Hail Satan? descodifica também o fascínio da iconografia de Satanás nas artes e num imaginário coletivo. Tão divertido como pedagógico, é cinema documental com ponto de vista. Porque em dias de flagelo da administração Trump, a religião é cada vez mais um ato político…

 

Outra das jóias da coroa deste pack (7 de maio) vem dos países nórdicos, mais concretamente da Dinamarca. Chama-se Rainha de Copas e foi um dos filmes presentes nos Óscares europeus, os EFA, em dezembro passado. Um conto de pedofilia sobre uma mulher de cinquenta anos que se envolve sexualmente com o enteado menor.

Rainha de Copas é um filme-choque de May el-Toukhy alicerçado numa interpretação espantosa de Trine Dyrholm, a mesma que deslumbrou como Nico em Nico, 1988. Exemplo de um cinema europeu que acredita em emoções fortes e capaz de nos afrontar com temas tabus. As cenas de sexo explícitas inquietam como devem inquietar, e o ensaio sobre a perda dos limites da sexualidade é particularmente tocante. Se o cinema ainda causasse discussões, este filme era um ai-jesus para debates polémicos…

 

Em meados de maio (dia 14), será a vez da iconografia única de Quentin Dupieux com 100% Camurça, candidato ao filme mais tresloucado de 2020: um homem de meia-idade apaixona-se por um casaco de camurça ao mesmo tempo que decide assassinar todas as pessoas que usam blusões.

Descoberto na Quinzena dos Realizadores de 2019, Le Daim reúne Adéle Haenel e Jean Dujardin num western gore tão tolo como hilariante. Tal como em Rubber — Pneu, as marcas do nonsense são estruturadas como uma provocação performática. Obviamente, é apenas para estômagos menos sensíveis, capazes de aguentar crânios desfigurados, litros de sangue e um absurdo elevado aos limites. É bem capaz de ser o melhor filme deste cineasta à parte do cinema francês.

 

A bitola de qualidade mantém-se a 21 de maio, data do lançamento de Liberdade, de Kirill Mikhanovsky, um cineasta americano de origens russas. É a primeira vez que uma obra sua chega a Portugal depois de esta comédia dramática ter tido uma receção entusiasmante em Cannes 2019.

Baseado na própria juventude do cineasta, a ação acompanha as peripécias de um motorista de pessoas com deficiências físicas que decide dar uma boleia a emigrantes russos do Wisconsin para o funeral de uma tia.

Mikhanovsky filma tudo com uma liberdade formal que faz com que do preto-e-branco se passe para cores desbotadas e em seguida para 16 mm numa estética de docudrama da pesada.

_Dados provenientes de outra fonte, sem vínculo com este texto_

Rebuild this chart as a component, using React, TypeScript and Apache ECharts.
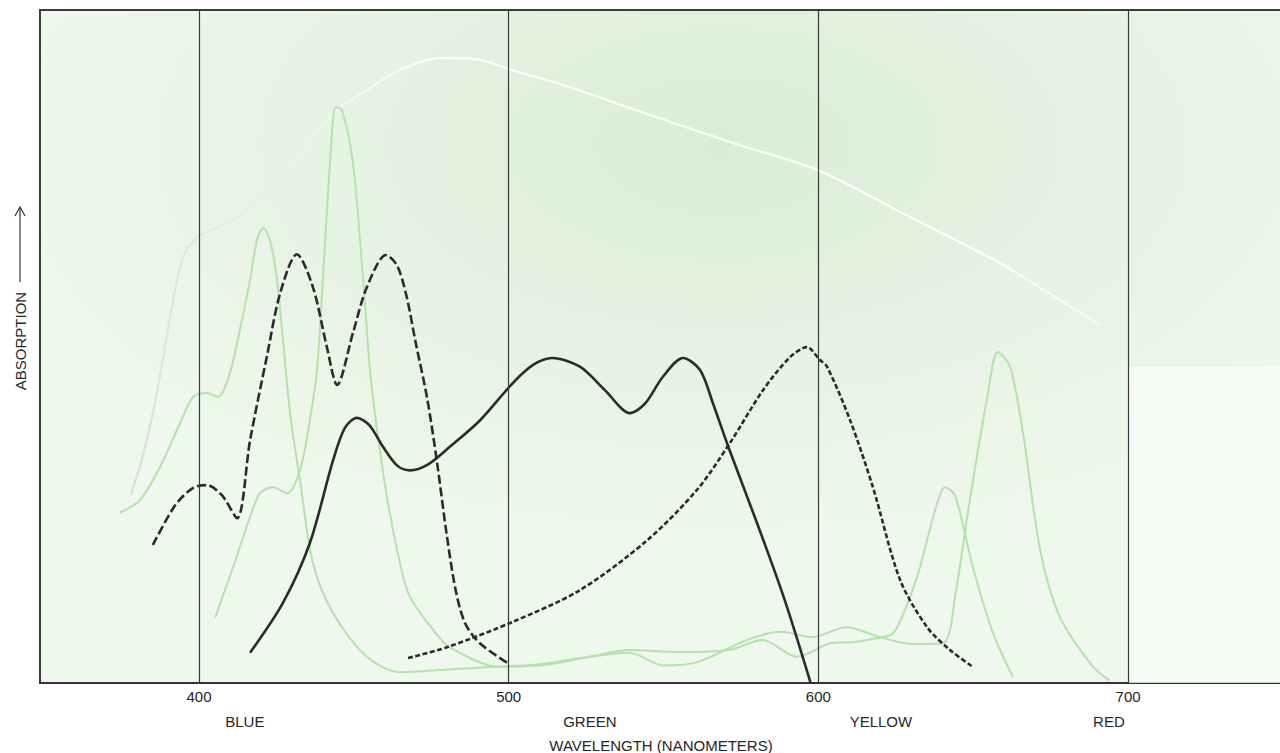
import React, { useEffect, useRef } from "react";
import * as echarts from "echarts";

// ---- axis / label data ----
const wavelengthTicks = [400, 500, 600, 700];
const bandNames = ["BLUE", "GREEN", "YELLOW", "RED"];
const bandCenters = [414.8, 526.2, 620.2, 693.8];

// ---- curves: [wavelength nm, relative absorption 0-100] ----
const envelope: [number, number][] = [
  [378, 28], [382, 34], [385.5, 41], [388.5, 48.5], [391.5, 56.5], [394.8, 63.2], [399.4, 66.3],
  [405, 67.5], [411, 68.8], [419, 72], [427.1, 75.8], [435, 80], [443.3, 84.7],
  [454.2, 88.1], [464.9, 91.1], [477.8, 92.9], [490.7, 92.6], [500.7, 91.1],
  [516.6, 89.0], [545.6, 84.4], [574.7, 79.9], [599.9, 76.2], [626.4, 70.0],
  [658.6, 62.4], [678.0, 56.9], [690.9, 53.2],
];

const chlorophyllA: [number, number][] = [
  [374.5, 25.3], [381, 27.2], [387.4, 32.1], [393.9, 38.6], [398.1, 42.5], [402.6, 43.1],
  [406.1, 42.5], [410, 46.1], [413.2, 52.5], [416.5, 59.9], [418.7, 65.8], [420.7, 67.6],
  [422.9, 65.8], [425.2, 59.9], [429.4, 40.1], [432.6, 30.2], [436.8, 17.8], [443.3, 10.4],
  [454.2, 3.9], [464.9, 1.6], [480, 2.0], [495, 2.4], [510, 2.8], [523, 3.7], [539, 4.5],
  [550, 2.6], [561, 3.1], [577, 6.4], [588, 7.6], [598, 6.8], [609, 8.3], [620, 6.8],
  [630, 5.8], [640.2, 5.9], [644.5, 14], [648.9, 27.2], [654.4, 42.1], [658, 49.2],
  [661.9, 47], [666.1, 37.1], [671.6, 19.8], [678, 9.8], [688.7, 2.4], [694, 0.4],
];

const chlorophyllB: [number, number][] = [
  [405.2, 9.7], [411, 17.2], [416.5, 24.7], [419.7, 28.2], [423.9, 29.1], [428.4, 28.2],
  [432.6, 31.6], [435.8, 39.1], [438.1, 46.5], [440, 59.9], [442.3, 77.3], [444.2, 85.6],
  [446.2, 85.1], [449.7, 77.3], [453, 59.9], [455.2, 46.5], [457.5, 37.6], [460.7, 27.6],
  [464.9, 17.8], [468.1, 12.8], [475.6, 7.9], [481, 5.3], [497, 2.4], [512, 2.7],
  [525, 3.8], [539, 4.9], [555, 4.6], [571, 4.9], [582, 6.4], [593, 3.9], [604, 5.9],
  [612, 6.1], [618, 6.6], [624.1, 7.4], [628.5, 11.5], [632.8, 17.2], [637.7, 25.7],
  [640.9, 29.1], [644.1, 27.9], [649.9, 17.2], [656.4, 7.4], [662.8, 0.9],
];

const carotenoid: [number, number][] = [
  [385.1, 20.5], [392.3, 26.4], [398.1, 29.0], [402.6, 29.4], [407.4, 27.9], [412.3, 24.5],
  [416.5, 36.1], [422, 48.7], [426.2, 57.9], [431.6, 63.7], [436.8, 58.8], [441.3, 49.9],
  [444.6, 44.3], [449.7, 52.0], [454.2, 58.8], [460.4, 63.6], [464, 62], [467, 57.5],
  [470, 50.5], [473.6, 42.5], [476.8, 33], [480, 22], [483, 13.5], [486, 8.8],
  [490.7, 5.9], [499.5, 3.0],
];

const phycoerythrin: [number, number][] = [
  [416.5, 4.5], [427.1, 11.9], [435.8, 20.8], [443.3, 33.1], [447.1, 37.9], [451, 39.4],
  [455, 38.3], [459.4, 35.1], [464, 32.3], [468.1, 31.6], [474, 32.5], [481, 35.1],
  [490.7, 39.0], [501.4, 44.6], [508, 47.3], [514, 48.3], [523, 47], [531.1, 43.5],
  [539.2, 40.1], [544, 41.5], [549.8, 45.5], [556.3, 48.3], [561.8, 46.5], [566, 41.5],
  [571, 35], [580, 24], [589, 12.5], [597.5, 0],
];

const phycocyanin: [number, number][] = [
  [467.5, 3.7], [480, 5.3], [501.4, 9.1], [523, 13.8], [544.7, 21.2], [560.8, 28.7],
  [571.5, 35.7], [582.1, 43.5], [590.8, 48.4], [596.3, 49.9], [600.5, 48], [602.8, 47],
  [610.2, 39.1], [617.6, 29.1], [626.4, 15.3], [635.1, 8.3], [642.5, 4.9], [649.9, 2.4],
];

const X_MIN = 348.66;
const X_MAX = 749.7;

const FONT = "Liberation Sans, Arial, Helvetica, sans-serif";
const TEXT = "#262626";
const PALE_GREEN = "#b6e0ae";

function lineSeries(name: string, data: [number, number][], lineStyle: any, extra: any = {}) {
  return {
    name,
    type: "line",
    data,
    smooth: 0.3,
    symbol: "none",
    showSymbol: false,
    silent: true,
    lineStyle,
    z: 3,
    ...extra,
  };
}

export default function App() {
  const ref = useRef<HTMLDivElement>(null);

  useEffect(() => {
    const chart = echarts.init(ref.current!, null, { renderer: "svg" });
    const option: any = {
      animation: false,
      backgroundColor: "#ffffff",
      textStyle: { fontFamily: FONT },
      grid: {
        left: 40,
        right: -2,
        top: 10,
        bottom: 70,
        containLabel: false,
        outerBoundsMode: "none",
        show: true,
        borderColor: "#3c3c3c",
        borderWidth: 2,
        backgroundColor: new echarts.graphic.RadialGradient(0.55, 0.2, 0.6, [
          { offset: 0, color: "#d9edd5" },
          { offset: 0.5, color: "#e5f3e2" },
          { offset: 1, color: "#eef8ec" },
        ]),
      },
      xAxis: [
        {
          type: "value",
          min: X_MIN,
          max: X_MAX,
          position: "bottom",
          axisLine: { show: true, onZero: false, lineStyle: { color: "#333", width: 2 } },
          axisTick: { show: false },
          splitLine: { show: false },
          axisLabel: {
            customValues: wavelengthTicks,
            color: TEXT,
            fontSize: 15,
            fontFamily: FONT,
            margin: 6,
            hideOverlap: false,
          },
        },
        {
          type: "value",
          min: X_MIN,
          max: X_MAX,
          position: "bottom",
          offset: 24,
          axisLine: { show: false },
          axisTick: { show: false },
          splitLine: { show: false },
          axisLabel: {
            customValues: bandCenters,
            color: TEXT,
            fontSize: 15,
            fontFamily: FONT,
            margin: 7,
            hideOverlap: false,
            formatter: (v: number) => {
              const i = bandCenters.findIndex((c) => Math.abs(c - v) < 0.01);
              return i >= 0 ? bandNames[i] : "";
            },
          },
          name: "WAVELENGTH (NANOMETERS)",
          nameLocation: "middle",
          nameGap: 31,
          nameTextStyle: { color: TEXT, fontSize: 15, fontFamily: FONT },
        },
      ],
      yAxis: {
        type: "value",
        min: 0,
        max: 100,
        axisLine: { show: false },
        axisTick: { show: false },
        axisLabel: { show: false },
        splitLine: { show: false },
      },
      graphic: [
        {
          type: "text",
          x: 20,
          y: 341,
          rotation: Math.PI / 2,
          style: {
            text: "ABSORPTION",
            fill: TEXT,
            fontSize: 15,
            fontFamily: FONT,
            align: "center",
            verticalAlign: "middle",
          },
        },
        {
          type: "line",
          shape: { x1: 20, y1: 282, x2: 20, y2: 208 },
          style: { stroke: "#333", lineWidth: 1.2 },
        },
        {
          type: "polyline",
          shape: { points: [[15, 216], [20, 207], [25, 216]] },
          style: { stroke: "#333", lineWidth: 1.2, fill: null },
        },
      ],
      series: [
        lineSeries(
          "envelope",
          envelope,
          {
            color: new echarts.graphic.LinearGradient(0, 0, 1, 0, [
              { offset: 0, color: "#cfe9c9" },
              { offset: 0.12, color: "#e2f2df" },
              { offset: 0.3, color: "#fbfefb" },
              { offset: 0.85, color: "#ffffff" },
              { offset: 1, color: "#f2faf0" },
            ]),
            width: 2.2,
          },
          {
            z: 1,
            markLine: {
              silent: true,
              symbol: "none",
              label: { show: false },
              lineStyle: { color: "#3a3a3a", width: 1.2, type: "solid" },
              data: wavelengthTicks.map((v) => ({ xAxis: v })),
            },
            markArea: {
              silent: true,
              itemStyle: { color: "rgba(251,253,250,0.75)" },
              data: [[{ xAxis: 700, yAxis: 0 }, { xAxis: X_MAX, yAxis: 47 }]],
            },
          }
        ),
        lineSeries("chlorophyll a", chlorophyllA, { color: PALE_GREEN, width: 2 }),
        lineSeries("chlorophyll b", chlorophyllB, { color: PALE_GREEN, width: 2 }),
        lineSeries("carotenoid", carotenoid, { color: "#2b2b2b", width: 2.6, type: [9, 3.5] }, { z: 4 }),
        lineSeries("phycoerythrin", phycoerythrin, { color: "#2b2b2b", width: 2.6 }, { z: 4 }),
        lineSeries("phycocyanin", phycocyanin, { color: "#2b2b2b", width: 2.6, type: [5, 2.5] }, { z: 4 }),
      ],
    };
    chart.setOption(option);
    return () => chart.dispose();
  }, []);

  return (
    <div
      ref={ref}
      style={{ position: "fixed", left: 0, top: 0, width: 1280, height: 753 }}
    />
  );
}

Mas o que é mais significativo deste olhar por uma comunidade russa nos EUA são os pequenos achados e os mil e um choques culturais com uma América de pobreza extrema. Give Me Liberty é um belo recital de personagens reais numa tapeçaria de “true stories” que soam a lições de vida para uma geração que tem de abrandar. Vai fazer muito sentido nestes tempos de quarentena…

 

Por fim (28 de maio), o catálogo tem também Ema, de Pablo Larraín, à partida o filme mais sonante destes seis, mas que é em bom rigor a maior desilusão. Um Larraín (o chileno que nos deu Não e Jackie) a filmar uma história de uma identificação feminina em modo de simbolismo constante. A Ema do título é uma bailarina de dança moderna que após a separação do filho adotivo entra numa reinvenção interior que a torna ninfomaníaca. Uma mulher em trip sexual que renega a dança moderna pelos prazeres sensuais do reggaeton.

Conto sobre a urgência de ficarmos livres perante o nosso corpo, Ema tem meia dúzia de planos poderosos, mas o seu excesso de estilização e um argumento que tem fios demasiado soltos tornam-no num espalhafatoso falhanço artístico. Ainda assim, não vai mal ao mundo por aderir com um pé atrás, quanto mais não seja porque Gael García Bernal e a protagonista Mariana di Girolamo são “de puta madre”!